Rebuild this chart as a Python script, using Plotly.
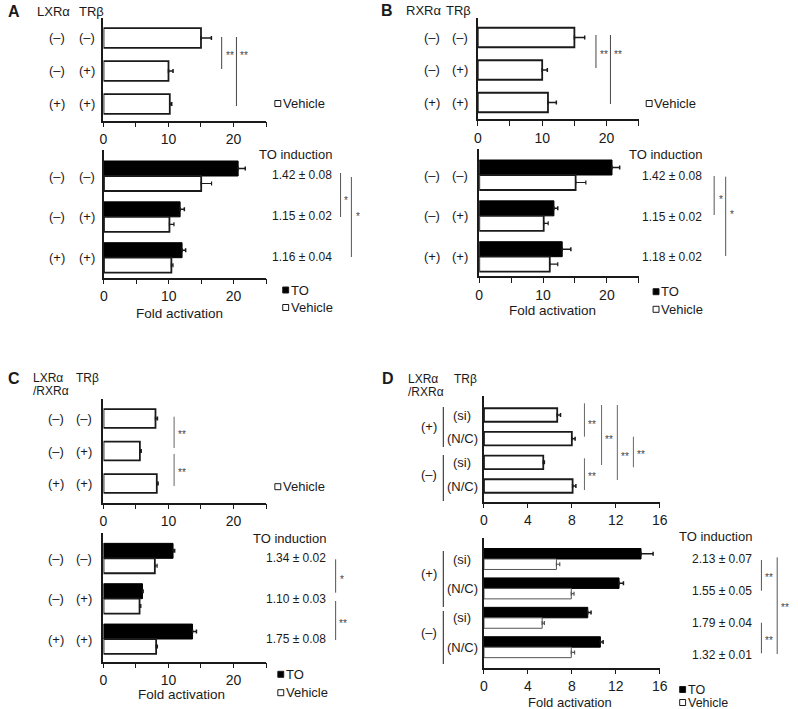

------------------------

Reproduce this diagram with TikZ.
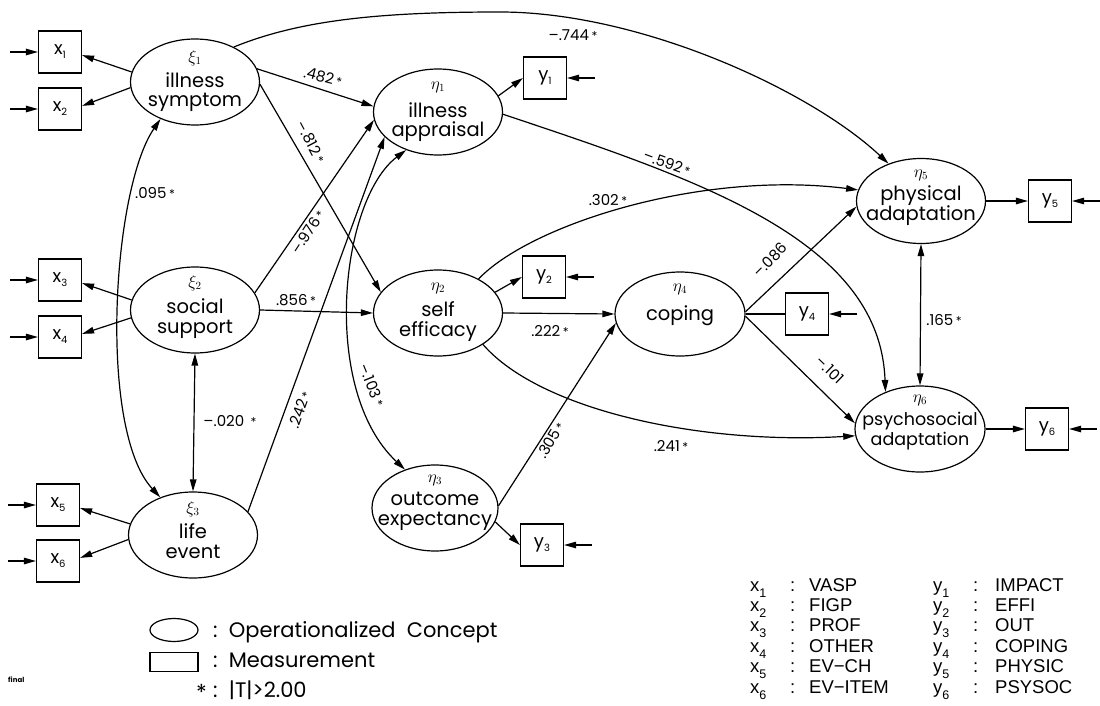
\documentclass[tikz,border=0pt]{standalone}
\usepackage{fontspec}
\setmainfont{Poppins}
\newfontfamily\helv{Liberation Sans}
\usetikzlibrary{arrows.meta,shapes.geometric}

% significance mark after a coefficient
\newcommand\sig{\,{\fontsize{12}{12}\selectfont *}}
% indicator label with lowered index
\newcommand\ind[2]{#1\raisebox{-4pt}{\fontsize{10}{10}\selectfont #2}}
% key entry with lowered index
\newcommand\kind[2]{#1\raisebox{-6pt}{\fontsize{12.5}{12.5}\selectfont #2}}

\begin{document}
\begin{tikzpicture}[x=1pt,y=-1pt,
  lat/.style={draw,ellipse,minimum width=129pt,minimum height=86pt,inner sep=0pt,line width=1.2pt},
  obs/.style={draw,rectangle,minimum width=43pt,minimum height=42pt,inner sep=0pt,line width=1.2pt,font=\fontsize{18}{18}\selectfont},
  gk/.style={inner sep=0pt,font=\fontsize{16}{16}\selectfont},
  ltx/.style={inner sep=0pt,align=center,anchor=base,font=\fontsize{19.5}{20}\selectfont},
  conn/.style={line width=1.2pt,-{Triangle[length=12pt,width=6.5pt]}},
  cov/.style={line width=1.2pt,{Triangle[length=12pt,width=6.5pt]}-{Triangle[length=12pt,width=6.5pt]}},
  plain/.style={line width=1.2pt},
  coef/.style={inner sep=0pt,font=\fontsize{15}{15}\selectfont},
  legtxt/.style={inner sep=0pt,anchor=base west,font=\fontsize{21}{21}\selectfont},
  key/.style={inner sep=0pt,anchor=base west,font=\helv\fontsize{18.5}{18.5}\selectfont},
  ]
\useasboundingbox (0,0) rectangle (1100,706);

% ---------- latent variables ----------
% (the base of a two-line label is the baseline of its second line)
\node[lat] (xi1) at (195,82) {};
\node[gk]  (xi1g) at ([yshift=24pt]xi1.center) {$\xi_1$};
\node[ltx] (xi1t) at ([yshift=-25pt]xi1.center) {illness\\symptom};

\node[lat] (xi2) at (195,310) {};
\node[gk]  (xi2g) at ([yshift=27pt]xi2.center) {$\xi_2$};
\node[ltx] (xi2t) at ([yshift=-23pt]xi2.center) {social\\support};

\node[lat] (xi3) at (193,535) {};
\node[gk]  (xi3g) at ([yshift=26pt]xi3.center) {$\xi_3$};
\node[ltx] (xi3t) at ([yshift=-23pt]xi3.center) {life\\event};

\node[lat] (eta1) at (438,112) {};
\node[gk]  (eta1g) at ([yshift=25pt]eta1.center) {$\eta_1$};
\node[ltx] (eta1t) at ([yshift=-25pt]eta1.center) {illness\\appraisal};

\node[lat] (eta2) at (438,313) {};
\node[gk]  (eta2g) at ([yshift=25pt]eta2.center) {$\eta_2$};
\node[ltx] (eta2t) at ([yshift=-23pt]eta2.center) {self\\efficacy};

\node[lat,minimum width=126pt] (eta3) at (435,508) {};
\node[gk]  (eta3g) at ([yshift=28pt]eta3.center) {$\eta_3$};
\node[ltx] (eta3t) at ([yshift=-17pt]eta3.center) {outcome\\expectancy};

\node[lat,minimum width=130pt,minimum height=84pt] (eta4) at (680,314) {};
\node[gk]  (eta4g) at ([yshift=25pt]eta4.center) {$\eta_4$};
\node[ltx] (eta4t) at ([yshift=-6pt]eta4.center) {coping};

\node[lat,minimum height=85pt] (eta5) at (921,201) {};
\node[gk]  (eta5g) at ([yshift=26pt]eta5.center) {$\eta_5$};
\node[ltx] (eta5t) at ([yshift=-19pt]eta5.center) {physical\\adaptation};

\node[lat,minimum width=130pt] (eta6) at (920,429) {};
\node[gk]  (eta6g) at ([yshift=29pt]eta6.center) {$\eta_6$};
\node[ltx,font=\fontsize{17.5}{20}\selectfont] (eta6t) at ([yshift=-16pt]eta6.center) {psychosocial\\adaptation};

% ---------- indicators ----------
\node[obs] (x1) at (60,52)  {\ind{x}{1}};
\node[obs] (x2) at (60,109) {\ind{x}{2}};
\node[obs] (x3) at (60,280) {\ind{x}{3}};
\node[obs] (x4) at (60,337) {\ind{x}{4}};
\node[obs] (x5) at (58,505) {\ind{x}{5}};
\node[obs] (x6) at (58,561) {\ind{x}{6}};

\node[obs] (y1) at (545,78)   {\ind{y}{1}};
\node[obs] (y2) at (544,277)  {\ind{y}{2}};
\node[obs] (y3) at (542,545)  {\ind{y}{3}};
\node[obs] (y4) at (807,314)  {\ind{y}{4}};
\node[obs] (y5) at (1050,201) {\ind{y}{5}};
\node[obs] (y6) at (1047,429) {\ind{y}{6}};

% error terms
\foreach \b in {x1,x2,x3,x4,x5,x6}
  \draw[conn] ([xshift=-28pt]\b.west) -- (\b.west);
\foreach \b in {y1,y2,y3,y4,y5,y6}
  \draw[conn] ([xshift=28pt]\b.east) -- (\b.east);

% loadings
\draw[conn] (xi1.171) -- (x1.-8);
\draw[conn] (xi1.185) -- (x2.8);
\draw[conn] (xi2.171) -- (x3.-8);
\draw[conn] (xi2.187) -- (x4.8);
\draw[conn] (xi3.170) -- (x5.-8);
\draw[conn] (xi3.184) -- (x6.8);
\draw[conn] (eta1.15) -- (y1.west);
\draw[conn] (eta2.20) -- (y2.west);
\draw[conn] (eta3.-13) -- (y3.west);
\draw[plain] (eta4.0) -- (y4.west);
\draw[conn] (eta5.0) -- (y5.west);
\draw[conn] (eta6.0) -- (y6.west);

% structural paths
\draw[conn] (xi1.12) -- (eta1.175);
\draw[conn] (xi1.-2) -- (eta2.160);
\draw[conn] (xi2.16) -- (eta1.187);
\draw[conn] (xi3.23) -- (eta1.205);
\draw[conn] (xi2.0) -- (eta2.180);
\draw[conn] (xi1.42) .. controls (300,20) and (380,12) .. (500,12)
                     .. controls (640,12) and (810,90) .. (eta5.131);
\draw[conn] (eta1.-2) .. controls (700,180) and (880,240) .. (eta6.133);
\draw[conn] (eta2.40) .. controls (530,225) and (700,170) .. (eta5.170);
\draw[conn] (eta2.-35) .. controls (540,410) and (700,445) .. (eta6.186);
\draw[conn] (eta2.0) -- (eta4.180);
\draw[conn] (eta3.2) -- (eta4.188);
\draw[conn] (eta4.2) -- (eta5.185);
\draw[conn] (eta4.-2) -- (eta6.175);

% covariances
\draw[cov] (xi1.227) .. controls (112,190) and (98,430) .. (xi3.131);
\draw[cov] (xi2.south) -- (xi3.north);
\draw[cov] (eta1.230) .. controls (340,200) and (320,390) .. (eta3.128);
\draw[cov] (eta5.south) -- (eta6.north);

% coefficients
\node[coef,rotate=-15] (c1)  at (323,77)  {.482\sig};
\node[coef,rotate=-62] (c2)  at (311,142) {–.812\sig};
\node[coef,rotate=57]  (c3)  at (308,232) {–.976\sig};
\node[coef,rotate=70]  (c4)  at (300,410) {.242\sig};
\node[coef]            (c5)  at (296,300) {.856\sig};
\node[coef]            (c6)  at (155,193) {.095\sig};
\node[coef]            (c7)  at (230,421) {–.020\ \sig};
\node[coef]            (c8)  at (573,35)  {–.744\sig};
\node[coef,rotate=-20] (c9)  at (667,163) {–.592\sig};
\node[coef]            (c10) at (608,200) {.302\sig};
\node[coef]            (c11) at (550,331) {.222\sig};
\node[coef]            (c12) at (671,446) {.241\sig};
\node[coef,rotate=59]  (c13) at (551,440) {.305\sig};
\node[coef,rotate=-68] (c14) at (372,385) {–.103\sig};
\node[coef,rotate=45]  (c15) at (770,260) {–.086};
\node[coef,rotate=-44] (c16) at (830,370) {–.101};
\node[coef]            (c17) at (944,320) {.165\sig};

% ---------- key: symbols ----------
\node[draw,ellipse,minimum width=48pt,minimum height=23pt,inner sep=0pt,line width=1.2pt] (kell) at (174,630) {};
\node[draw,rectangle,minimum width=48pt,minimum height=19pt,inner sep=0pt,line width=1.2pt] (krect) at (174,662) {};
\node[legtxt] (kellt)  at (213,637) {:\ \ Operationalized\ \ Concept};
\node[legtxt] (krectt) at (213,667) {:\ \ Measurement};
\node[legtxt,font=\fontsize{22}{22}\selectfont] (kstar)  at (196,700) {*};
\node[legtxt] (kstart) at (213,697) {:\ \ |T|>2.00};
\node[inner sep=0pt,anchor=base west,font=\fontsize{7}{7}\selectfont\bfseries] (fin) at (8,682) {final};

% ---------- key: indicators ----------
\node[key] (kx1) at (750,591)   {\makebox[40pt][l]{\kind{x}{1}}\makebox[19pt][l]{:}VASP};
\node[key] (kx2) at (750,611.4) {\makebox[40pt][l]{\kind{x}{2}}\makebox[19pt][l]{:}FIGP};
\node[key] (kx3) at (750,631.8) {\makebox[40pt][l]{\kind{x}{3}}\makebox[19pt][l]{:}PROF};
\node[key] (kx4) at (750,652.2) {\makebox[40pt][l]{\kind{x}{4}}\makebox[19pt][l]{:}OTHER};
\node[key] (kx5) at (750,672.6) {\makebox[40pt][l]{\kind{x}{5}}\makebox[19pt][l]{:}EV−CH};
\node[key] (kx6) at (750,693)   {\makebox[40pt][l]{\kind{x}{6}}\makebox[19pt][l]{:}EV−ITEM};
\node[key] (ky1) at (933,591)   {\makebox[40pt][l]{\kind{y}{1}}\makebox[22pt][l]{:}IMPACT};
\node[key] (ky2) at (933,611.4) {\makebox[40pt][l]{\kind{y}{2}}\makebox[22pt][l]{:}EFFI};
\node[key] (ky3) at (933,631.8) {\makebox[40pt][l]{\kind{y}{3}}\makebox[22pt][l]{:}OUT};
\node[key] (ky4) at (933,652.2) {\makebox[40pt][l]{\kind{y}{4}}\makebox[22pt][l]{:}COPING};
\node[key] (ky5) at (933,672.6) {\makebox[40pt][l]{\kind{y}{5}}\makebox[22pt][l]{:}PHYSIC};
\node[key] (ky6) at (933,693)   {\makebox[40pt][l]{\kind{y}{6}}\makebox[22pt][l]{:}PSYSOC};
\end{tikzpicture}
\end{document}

------------------------

Written problem:
Pictures excluded, retype exactly the lines running from the one with "Reproduce this diagram with TikZ." through the one with "(xi1t) at ([yshift=-25pt]xi1.center)". Include both end lines and nothing more.

Exercise output:
Reproduce this diagram with TikZ.
\documentclass[tikz,border=0pt]{standalone}
\usepackage{fontspec}
\setmainfont{Poppins}
\newfontfamily\helv{Liberation Sans}
\usetikzlibrary{arrows.meta,shapes.geometric}

% significance mark after a coefficient
\newcommand\sig{\,{\fontsize{12}{12}\selectfont *}}
% indicator label with lowered index
\newcommand\ind[2]{#1\raisebox{-4pt}{\fontsize{10}{10}\selectfont #2}}
% key entry with lowered index
\newcommand\kind[2]{#1\raisebox{-6pt}{\fontsize{12.5}{12.5}\selectfont #2}}

\begin{document}
\begin{tikzpicture}[x=1pt,y=-1pt,
  lat/.style={draw,ellipse,minimum width=129pt,minimum height=86pt,inner sep=0pt,line width=1.2pt},
  obs/.style={draw,rectangle,minimum width=43pt,minimum height=42pt,inner sep=0pt,line width=1.2pt,font=\fontsize{18}{18}\selectfont},
  gk/.style={inner sep=0pt,font=\fontsize{16}{16}\selectfont},
  ltx/.style={inner sep=0pt,align=center,anchor=base,font=\fontsize{19.5}{20}\selectfont},
  conn/.style={line width=1.2pt,-{Triangle[length=12pt,width=6.5pt]}},
  cov/.style={line width=1.2pt,{Triangle[length=12pt,width=6.5pt]}-{Triangle[length=12pt,width=6.5pt]}},
  plain/.style={line width=1.2pt},
  coef/.style={inner sep=0pt,font=\fontsize{15}{15}\selectfont},
  legtxt/.style={inner sep=0pt,anchor=base west,font=\fontsize{21}{21}\selectfont},
  key/.style={inner sep=0pt,anchor=base west,font=\helv\fontsize{18.5}{18.5}\selectfont},
  ]
\useasboundingbox (0,0) rectangle (1100,706);

% ---------- latent variables ----------
% (the base of a two-line label is the baseline of its second line)
\node[lat] (xi1) at (195,82) {};
\node[gk]  (xi1g) at ([yshift=24pt]xi1.center) {$\xi_1$};
\node[ltx] (xi1t) at ([yshift=-25pt]xi1.center) {illness\\symptom};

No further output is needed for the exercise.